→ Supplied data
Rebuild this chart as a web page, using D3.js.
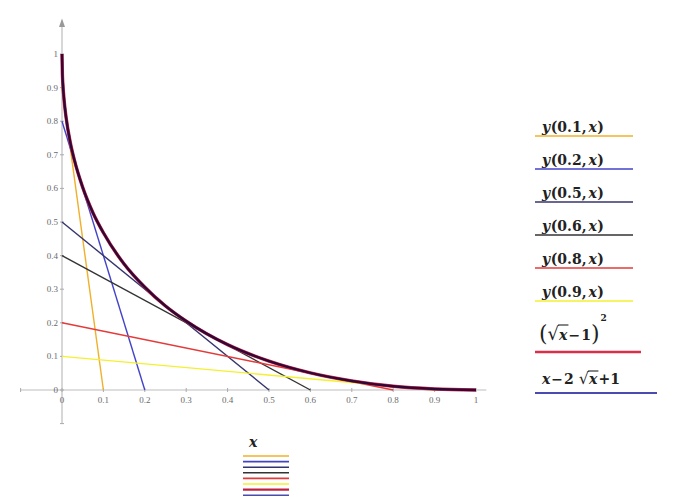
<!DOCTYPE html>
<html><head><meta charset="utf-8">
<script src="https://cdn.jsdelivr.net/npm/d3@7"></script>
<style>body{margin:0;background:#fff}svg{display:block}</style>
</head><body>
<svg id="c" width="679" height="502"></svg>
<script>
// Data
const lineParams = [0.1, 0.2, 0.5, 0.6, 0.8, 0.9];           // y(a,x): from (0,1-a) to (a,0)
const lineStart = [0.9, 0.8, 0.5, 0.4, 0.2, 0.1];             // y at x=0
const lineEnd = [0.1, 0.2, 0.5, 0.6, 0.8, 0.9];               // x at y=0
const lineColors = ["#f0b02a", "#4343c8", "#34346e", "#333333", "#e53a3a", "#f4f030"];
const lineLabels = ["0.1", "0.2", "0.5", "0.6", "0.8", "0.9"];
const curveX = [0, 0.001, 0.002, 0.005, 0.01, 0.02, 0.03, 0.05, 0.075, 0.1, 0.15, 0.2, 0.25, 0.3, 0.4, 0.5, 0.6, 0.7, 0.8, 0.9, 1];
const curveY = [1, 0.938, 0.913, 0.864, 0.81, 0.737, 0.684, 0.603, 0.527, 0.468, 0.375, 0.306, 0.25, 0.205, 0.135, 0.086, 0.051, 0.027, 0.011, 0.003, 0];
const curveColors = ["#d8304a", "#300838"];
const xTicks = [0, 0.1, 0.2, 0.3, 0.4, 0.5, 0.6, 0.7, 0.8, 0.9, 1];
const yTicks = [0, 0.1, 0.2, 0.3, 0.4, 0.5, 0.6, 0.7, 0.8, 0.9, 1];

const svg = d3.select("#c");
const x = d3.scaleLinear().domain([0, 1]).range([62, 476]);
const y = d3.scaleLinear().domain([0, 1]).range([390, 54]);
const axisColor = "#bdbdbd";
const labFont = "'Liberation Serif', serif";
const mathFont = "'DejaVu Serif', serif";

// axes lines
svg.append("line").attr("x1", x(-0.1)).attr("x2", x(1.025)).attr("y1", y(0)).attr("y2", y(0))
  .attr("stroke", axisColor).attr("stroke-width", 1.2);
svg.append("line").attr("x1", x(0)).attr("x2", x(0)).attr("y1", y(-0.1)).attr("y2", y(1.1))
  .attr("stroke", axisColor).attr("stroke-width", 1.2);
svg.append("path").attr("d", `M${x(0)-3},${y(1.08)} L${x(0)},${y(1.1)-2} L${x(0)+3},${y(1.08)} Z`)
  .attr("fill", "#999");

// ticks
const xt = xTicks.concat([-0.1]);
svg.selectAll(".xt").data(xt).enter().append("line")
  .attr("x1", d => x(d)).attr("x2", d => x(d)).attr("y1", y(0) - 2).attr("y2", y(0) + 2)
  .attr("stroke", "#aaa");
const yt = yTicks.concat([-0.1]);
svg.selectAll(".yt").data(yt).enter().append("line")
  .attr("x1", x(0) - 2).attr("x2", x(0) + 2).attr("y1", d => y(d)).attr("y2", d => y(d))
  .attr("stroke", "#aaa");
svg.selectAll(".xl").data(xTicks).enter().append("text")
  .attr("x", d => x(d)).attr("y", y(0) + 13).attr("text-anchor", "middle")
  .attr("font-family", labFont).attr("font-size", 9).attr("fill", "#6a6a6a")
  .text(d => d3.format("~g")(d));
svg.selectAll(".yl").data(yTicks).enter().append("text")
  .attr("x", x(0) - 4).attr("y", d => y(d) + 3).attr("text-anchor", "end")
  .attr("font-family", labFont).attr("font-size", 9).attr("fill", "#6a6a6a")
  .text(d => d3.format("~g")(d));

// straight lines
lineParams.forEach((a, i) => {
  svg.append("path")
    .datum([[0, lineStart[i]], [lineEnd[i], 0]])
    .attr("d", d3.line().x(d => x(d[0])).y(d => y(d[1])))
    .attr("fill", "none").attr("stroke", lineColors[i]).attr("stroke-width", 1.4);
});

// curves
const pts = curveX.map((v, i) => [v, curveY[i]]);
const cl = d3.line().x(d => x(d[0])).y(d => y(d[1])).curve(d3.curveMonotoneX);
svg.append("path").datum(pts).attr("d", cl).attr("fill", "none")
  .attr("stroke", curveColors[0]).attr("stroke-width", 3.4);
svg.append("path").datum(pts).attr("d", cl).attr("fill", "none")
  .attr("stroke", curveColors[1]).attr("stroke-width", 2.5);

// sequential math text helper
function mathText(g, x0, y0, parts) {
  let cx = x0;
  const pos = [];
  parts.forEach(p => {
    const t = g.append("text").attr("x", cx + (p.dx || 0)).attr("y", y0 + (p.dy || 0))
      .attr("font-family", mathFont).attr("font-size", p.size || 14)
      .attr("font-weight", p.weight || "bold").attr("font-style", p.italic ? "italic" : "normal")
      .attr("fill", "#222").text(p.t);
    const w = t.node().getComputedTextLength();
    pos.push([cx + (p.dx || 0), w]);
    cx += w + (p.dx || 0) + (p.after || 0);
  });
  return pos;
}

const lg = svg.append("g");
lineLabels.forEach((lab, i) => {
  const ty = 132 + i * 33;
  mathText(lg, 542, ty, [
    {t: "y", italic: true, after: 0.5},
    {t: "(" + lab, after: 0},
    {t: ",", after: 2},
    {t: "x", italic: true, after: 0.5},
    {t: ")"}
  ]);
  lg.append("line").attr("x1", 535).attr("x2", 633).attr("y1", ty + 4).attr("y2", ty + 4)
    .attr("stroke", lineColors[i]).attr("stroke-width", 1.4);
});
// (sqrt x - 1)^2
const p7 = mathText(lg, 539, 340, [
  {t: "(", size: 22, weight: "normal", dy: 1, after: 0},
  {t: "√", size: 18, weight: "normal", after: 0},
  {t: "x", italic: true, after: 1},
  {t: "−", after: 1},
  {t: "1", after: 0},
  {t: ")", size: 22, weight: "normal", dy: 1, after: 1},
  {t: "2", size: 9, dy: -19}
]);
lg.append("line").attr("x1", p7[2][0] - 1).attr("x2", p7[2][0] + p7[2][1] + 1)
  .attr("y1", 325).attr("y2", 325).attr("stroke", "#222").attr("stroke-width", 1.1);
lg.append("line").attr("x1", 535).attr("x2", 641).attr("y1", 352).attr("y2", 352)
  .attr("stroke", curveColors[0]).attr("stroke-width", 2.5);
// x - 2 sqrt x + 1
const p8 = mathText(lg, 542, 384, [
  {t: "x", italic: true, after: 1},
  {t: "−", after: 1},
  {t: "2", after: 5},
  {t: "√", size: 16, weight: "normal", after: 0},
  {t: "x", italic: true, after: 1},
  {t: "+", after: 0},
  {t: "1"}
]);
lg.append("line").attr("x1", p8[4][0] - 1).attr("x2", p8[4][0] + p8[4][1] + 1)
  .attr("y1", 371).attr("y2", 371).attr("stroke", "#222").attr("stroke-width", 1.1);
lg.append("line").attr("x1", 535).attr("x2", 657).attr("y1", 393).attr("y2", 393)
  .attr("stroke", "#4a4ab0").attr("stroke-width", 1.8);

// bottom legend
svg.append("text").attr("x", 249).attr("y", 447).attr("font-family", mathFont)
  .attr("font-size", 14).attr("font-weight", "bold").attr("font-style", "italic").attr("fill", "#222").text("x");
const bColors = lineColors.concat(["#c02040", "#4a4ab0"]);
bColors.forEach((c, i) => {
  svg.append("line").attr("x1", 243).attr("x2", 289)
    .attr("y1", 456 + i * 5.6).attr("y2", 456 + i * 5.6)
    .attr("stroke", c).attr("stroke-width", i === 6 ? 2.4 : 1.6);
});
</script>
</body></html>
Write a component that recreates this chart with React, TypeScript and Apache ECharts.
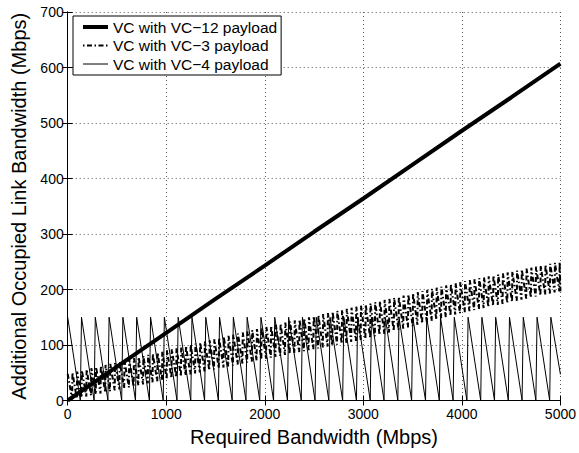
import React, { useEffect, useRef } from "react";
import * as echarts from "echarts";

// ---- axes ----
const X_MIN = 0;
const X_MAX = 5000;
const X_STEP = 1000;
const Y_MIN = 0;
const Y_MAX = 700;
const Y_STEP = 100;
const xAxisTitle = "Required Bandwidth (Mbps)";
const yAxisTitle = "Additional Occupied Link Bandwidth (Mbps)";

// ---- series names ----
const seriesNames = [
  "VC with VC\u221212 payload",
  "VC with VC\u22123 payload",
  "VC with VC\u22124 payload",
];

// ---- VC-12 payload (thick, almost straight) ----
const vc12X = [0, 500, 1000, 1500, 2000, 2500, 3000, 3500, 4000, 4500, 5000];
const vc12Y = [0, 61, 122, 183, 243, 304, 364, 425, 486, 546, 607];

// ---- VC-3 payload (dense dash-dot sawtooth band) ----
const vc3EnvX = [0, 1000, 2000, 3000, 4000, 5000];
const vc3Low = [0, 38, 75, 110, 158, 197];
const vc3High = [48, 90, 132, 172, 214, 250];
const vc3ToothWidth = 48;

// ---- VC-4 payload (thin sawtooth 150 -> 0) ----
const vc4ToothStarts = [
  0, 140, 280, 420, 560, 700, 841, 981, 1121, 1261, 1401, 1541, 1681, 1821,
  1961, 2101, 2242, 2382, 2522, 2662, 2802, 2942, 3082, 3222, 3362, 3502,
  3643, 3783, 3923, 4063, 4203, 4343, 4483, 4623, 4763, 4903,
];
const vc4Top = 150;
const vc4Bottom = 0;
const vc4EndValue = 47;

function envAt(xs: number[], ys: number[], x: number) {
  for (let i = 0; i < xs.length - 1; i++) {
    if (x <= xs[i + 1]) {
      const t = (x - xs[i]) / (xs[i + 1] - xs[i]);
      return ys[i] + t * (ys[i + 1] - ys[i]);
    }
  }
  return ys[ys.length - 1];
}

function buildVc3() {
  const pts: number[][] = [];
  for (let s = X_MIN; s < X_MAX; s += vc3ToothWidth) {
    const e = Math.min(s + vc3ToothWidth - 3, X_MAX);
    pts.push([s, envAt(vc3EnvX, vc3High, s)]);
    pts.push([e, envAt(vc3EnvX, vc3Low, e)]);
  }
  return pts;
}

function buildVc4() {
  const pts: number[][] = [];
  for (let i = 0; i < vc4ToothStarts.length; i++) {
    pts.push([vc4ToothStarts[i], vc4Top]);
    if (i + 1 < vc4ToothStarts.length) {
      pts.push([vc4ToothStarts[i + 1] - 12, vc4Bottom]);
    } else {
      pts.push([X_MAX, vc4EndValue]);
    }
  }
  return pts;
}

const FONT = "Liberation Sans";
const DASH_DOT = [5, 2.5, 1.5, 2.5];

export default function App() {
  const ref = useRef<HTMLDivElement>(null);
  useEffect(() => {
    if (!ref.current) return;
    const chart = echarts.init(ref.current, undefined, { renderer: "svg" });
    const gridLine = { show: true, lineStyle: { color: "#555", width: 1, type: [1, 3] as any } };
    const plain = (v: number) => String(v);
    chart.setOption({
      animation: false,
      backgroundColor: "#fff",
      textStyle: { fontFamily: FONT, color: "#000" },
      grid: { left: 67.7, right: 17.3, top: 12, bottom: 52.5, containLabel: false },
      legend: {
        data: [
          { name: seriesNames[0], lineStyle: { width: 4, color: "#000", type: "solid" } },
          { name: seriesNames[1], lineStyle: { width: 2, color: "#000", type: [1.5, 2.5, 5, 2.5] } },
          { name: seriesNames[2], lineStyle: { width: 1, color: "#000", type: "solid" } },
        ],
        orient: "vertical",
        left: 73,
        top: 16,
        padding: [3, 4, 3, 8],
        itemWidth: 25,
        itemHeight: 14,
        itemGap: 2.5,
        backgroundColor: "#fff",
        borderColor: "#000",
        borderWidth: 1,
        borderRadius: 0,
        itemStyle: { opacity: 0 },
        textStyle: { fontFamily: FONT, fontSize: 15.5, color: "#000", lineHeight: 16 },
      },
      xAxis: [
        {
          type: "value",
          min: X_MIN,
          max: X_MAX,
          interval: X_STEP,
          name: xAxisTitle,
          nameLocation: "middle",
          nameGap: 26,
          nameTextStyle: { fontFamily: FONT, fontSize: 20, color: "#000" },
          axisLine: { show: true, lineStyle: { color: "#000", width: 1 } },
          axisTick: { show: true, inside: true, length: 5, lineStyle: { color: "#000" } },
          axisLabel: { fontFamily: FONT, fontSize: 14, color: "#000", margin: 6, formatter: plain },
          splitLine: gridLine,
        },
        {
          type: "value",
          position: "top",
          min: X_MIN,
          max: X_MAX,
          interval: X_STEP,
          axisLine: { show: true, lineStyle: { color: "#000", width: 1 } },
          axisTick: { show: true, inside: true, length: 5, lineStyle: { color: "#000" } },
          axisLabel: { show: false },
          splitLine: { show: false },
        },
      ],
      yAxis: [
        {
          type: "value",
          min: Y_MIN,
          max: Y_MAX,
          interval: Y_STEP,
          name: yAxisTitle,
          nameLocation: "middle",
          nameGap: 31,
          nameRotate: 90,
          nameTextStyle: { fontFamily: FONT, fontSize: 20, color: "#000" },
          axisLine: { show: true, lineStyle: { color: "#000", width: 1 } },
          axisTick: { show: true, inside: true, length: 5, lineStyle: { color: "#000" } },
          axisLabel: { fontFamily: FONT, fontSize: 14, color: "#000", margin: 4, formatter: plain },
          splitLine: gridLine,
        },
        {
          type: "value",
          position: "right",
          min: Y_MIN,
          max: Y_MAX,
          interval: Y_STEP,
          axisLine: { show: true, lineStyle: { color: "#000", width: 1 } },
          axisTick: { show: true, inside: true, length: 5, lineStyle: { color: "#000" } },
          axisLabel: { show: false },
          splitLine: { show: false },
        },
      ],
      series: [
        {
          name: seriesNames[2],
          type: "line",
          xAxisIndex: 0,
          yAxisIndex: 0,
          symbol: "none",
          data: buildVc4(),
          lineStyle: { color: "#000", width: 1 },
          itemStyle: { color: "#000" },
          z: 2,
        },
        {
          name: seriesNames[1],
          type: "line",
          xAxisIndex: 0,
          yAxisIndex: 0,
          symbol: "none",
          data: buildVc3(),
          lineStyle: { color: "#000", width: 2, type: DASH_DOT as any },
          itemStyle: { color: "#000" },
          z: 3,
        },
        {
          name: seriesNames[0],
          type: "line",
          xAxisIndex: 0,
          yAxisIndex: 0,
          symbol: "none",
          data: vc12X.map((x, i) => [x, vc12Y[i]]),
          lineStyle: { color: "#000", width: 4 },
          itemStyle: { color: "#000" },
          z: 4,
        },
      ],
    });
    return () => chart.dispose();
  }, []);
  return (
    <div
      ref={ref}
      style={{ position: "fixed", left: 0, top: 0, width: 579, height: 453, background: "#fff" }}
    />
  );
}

→ Stated goal
Give back exactly the lines from the one that holds "Write a component" to the one that holds "const vc3ToothWidth = 48;", with both ends and without the images.

→ Answer for this exercise
Write a component that recreates this chart with React, TypeScript and Apache ECharts.
import React, { useEffect, useRef } from "react";
import * as echarts from "echarts";

// ---- axes ----
const X_MIN = 0;
const X_MAX = 5000;
const X_STEP = 1000;
const Y_MIN = 0;
const Y_MAX = 700;
const Y_STEP = 100;
const xAxisTitle = "Required Bandwidth (Mbps)";
const yAxisTitle = "Additional Occupied Link Bandwidth (Mbps)";

// ---- series names ----
const seriesNames = [
  "VC with VC\u221212 payload",
  "VC with VC\u22123 payload",
  "VC with VC\u22124 payload",
];

// ---- VC-12 payload (thick, almost straight) ----
const vc12X = [0, 500, 1000, 1500, 2000, 2500, 3000, 3500, 4000, 4500, 5000];
const vc12Y = [0, 61, 122, 183, 243, 304, 364, 425, 486, 546, 607];

// ---- VC-3 payload (dense dash-dot sawtooth band) ----
const vc3EnvX = [0, 1000, 2000, 3000, 4000, 5000];
const vc3Low = [0, 38, 75, 110, 158, 197];
const vc3High = [48, 90, 132, 172, 214, 250];
const vc3ToothWidth = 48;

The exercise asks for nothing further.